@AFRO INSOLENTE : pour "putain" et "bordel" c'est expliqué plus haut. Ce sont des mots qui font référence à la prostitution. En gros putain = prostitué, la question c'est pas tant le sens que toi tu donnes au mot, c'est le sens que ce mot contient quelque soit ton interprétation. Ton argument me fait penser aux personnes qui disent que "pd" n'est pas insultant parce qu'il n'y a pas de mal à être homosexuel. Bien sûr qu'il n'y a pas de mal à être homosexuel, tout comme il n'y a pas de mal à être prostitué. Mais en faire une insulte, ou une interjection vulgaire (comme putain), c'est ravaler une condition (la prostitution) à un statut insultant ou vulgaire.
Dire "bordel", par exemple "qu'est-ce que c'est que ce bordel ?" pour parler d'un désordre, c'est adhérer en soi à une vision du monde où la prostitution (le bordel) constitue un désordre moral. Tout comme dire "qu'est-ce que c'est que ce bazar ?" c'est adhérer à une vision du monde où le marché iranien (bazar) est un symbole de désordre (et, oui, si vous vous posiez la question, c'est raciste). D'ailleurs à ce sujet, je suis très contente de voir des enseignes reprendre le terme de "bazar" pour désigner ce qu'il est à l'origine : un grand marché.
Après pour la question de la crédibilité, c'est là que prend tout le sens de l’insulte utilisée. Je ne vais pas traiter une fille que je veux blesser de "pute" parce que je refuse de considérer une personne prostituée comme moins digne de respect que la fille que je veux blesser (verbalement).
A titre perso, quand vraiment je veux insulter basiquement (pour montrer que je suis pas contente mais que ça va pas m'empêcher de dormir pour autant) je me tourne vers le lexique des excréments et autres gaz (va chier, petite chiure, sale merde, gueule de bouse, péteux-se...). Pour faire du mal, j'emploie de préférence le lexique de la mort, qui est, à mon sens, le plus parlant niveau violence (sale crevure, va crever, crevard, t'es juste bon à manger du marbre...). Par expérience "crevure" et "crevard" ont un plutôt bon effet sur les gens.
Tu dis que :
ce ne sont pas les mots qu'il faut changer, c'est la société
mais en même temps... la société on la change comment ? En réfléchissant sur le sens des mots qu'on emploi et leur effet. Tu parles du mot "nègre", mais ce terme a fait l'objet d'une réappropriation par des intellectuel-les et militant-es noir-es, c'est pas les gens qui utilisaient ce terme comme une insulte qui ont permis ça. Et encore aujourd'hui, moi en tant que blanche je ne vais pas parler de personnes noires en disant "les nègres", parce que ce terme a toujours un sens oppressif.

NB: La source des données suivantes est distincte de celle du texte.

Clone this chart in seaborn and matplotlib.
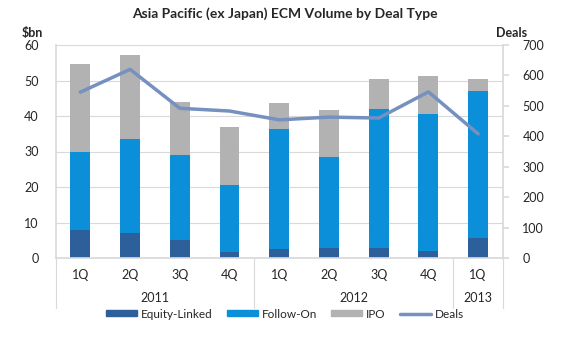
import matplotlib
matplotlib.use("Agg")
import matplotlib.pyplot as plt
import seaborn as sns
import numpy as np
import pandas as pd
from matplotlib.patches import Patch
from matplotlib.lines import Line2D

quarters = ["1Q", "2Q", "3Q", "4Q", "1Q", "2Q", "3Q", "4Q", "1Q"]
years = ["2011", "2011", "2011", "2011", "2012", "2012", "2012", "2012", "2013"]
equity_linked = [8.0, 7.0, 5.2, 1.6, 2.6, 2.7, 2.9, 2.1, 5.6]
follow_on = [22.0, 26.6, 23.9, 19.0, 33.8, 25.8, 39.2, 38.5, 41.5]
ipo = [24.6, 23.6, 14.9, 16.2, 7.3, 13.1, 8.2, 10.8, 3.4]
deals = [545, 620, 492, 483, 454, 463, 460, 546, 408]

c_el = "#2D5F9A"
c_fo = "#0B8FD9"
c_ipo = "#B2B2B2"
c_deal = "#7690BF"

sns.set_theme(style="white")
plt.rcParams["font.family"] = ["Lato", "DejaVu Sans"]

df = pd.DataFrame({
    "cat": [f"{y} {q}" for y, q in zip(years, quarters)],
    "el": equity_linked,
    "fo": follow_on,
    "ipo": ipo,
    "deals": deals,
})
df["lvl2"] = df["el"] + df["fo"]
df["lvl3"] = df["lvl2"] + df["ipo"]
df["pos"] = np.arange(len(df))

fig = plt.figure(figsize=(5.7, 3.44), dpi=100)
ax = fig.add_axes([55.5 / 570, 1 - 258 / 344, (503 - 55.5) / 570, (258 - 45) / 344])

order = list(df["cat"])
sns.barplot(data=df, x="cat", y="lvl3", order=order, color=c_ipo, width=0.4,
            saturation=1, ax=ax, zorder=2)
sns.barplot(data=df, x="cat", y="lvl2", order=order, color=c_fo, width=0.4,
            saturation=1, ax=ax, zorder=2)
sns.barplot(data=df, x="cat", y="el", order=order, color=c_el, width=0.4,
            saturation=1, ax=ax, zorder=2)
for p in ax.patches:
    p.set_edgecolor("none")

ax.set_ylim(0, 60)
ax.set_yticks(range(0, 61, 10))
ax.set_xlim(-0.5, len(df) - 0.5)
ax.yaxis.grid(True, color="#D9D9D9", linewidth=0.8, zorder=0)
ax.set_axisbelow(True)
ax.set_xlabel("")
ax.set_ylabel("")
ax.set_xticks(range(len(df)))
ax.set_xticklabels(quarters, fontsize=9)
ax.tick_params(axis="x", length=0, pad=8)
ax.tick_params(axis="y", labelsize=9, length=0, pad=12)
for s in ["top", "right"]:
    ax.spines[s].set_visible(False)
ax.spines["left"].set_color("#D9D9D9")
ax.spines["bottom"].set_color("#D9D9D9")

ax2 = ax.twinx()
sns.lineplot(data=df, x="pos", y="deals", color=c_deal, linewidth=2.5, ax=ax2, zorder=3)
ax2.set_ylim(0, 700)
ax2.set_yticks(range(0, 701, 100))
ax2.set_xlim(-0.5, len(df) - 0.5)
ax2.set_ylabel("")
ax2.tick_params(axis="y", labelsize=9, length=4, color="#D9D9D9", pad=10)
for s in ["top", "left", "bottom"]:
    ax2.spines[s].set_visible(False)
ax2.spines["right"].set_color("#D9D9D9")

# year group labels and separators
trans = ax.get_xaxis_transform()
groups = []
for i, y in enumerate(years):
    if not groups or groups[-1][0] != y:
        groups.append([y, i, i])
    else:
        groups[-1][2] = i
for y, a, b in groups:
    ax.text((a + b) / 2, -0.19, y, transform=trans, ha="center", va="center", fontsize=9)
bounds = [groups[0][1] - 0.5] + [g[2] + 0.5 for g in groups]
for xb in bounds:
    ax.plot([xb, xb], [0, -0.235], transform=trans, color="#D9D9D9", linewidth=0.8,
            clip_on=False)

fig.text(0.5, 1 - 14 / 344, "Asia Pacific (ex Japan) ECM Volume by Deal Type",
         ha="center", va="center", fontsize=10, fontweight="bold")
fig.text(32 / 570, 1 - 33 / 344, "$bn", ha="center", va="center", fontsize=9, fontweight="bold")
fig.text(512 / 570, 1 - 33 / 344, "Deals", ha="center", va="center", fontsize=9, fontweight="bold")

handles = [Patch(color=c_el, label="Equity-Linked"),
           Patch(color=c_fo, label="Follow-On"),
           Patch(color=c_ipo, label="IPO"),
           Line2D([], [], color=c_deal, linewidth=2.5, label="Deals")]
fig.legend(handles=handles, loc="center", bbox_to_anchor=(285 / 570, 1 - 314 / 344), ncol=4,
           frameon=False, fontsize=8.5, handlelength=2.6, handleheight=0.45,
           handletextpad=0.35, columnspacing=1.2)

fig.savefig("out.png", dpi=100)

Cyrano disait, à l'imprudent qui se moquait de son nez, " Eussiez-vous eu, d'ailleurs, l'invention qu'il faut pour pouvoir là, devant ces nobles galeries, me servir toutes ces folles plaisanteries, que vous n'en eussiez pas articulé le quart de la moitié du commencement d'une, car je me les sers moi-même, avec assez de verve, ais je ne permets pas qu'un autre me les serve."
http://dardel.info/Textes/Cyrano.html
On peut supporter de nombreux termes considérés comme généralement insultants, pour peu qu'ils vienne de soi, qu'ils soient acceptés ou fasse l'objet d'un compromis (j'appelle souvent "ma grosse" une amie filiforme qui adore l'ironie de ce qualificatif), mais venant d'autres, il ne reste que l'intention d'insulter et blesser.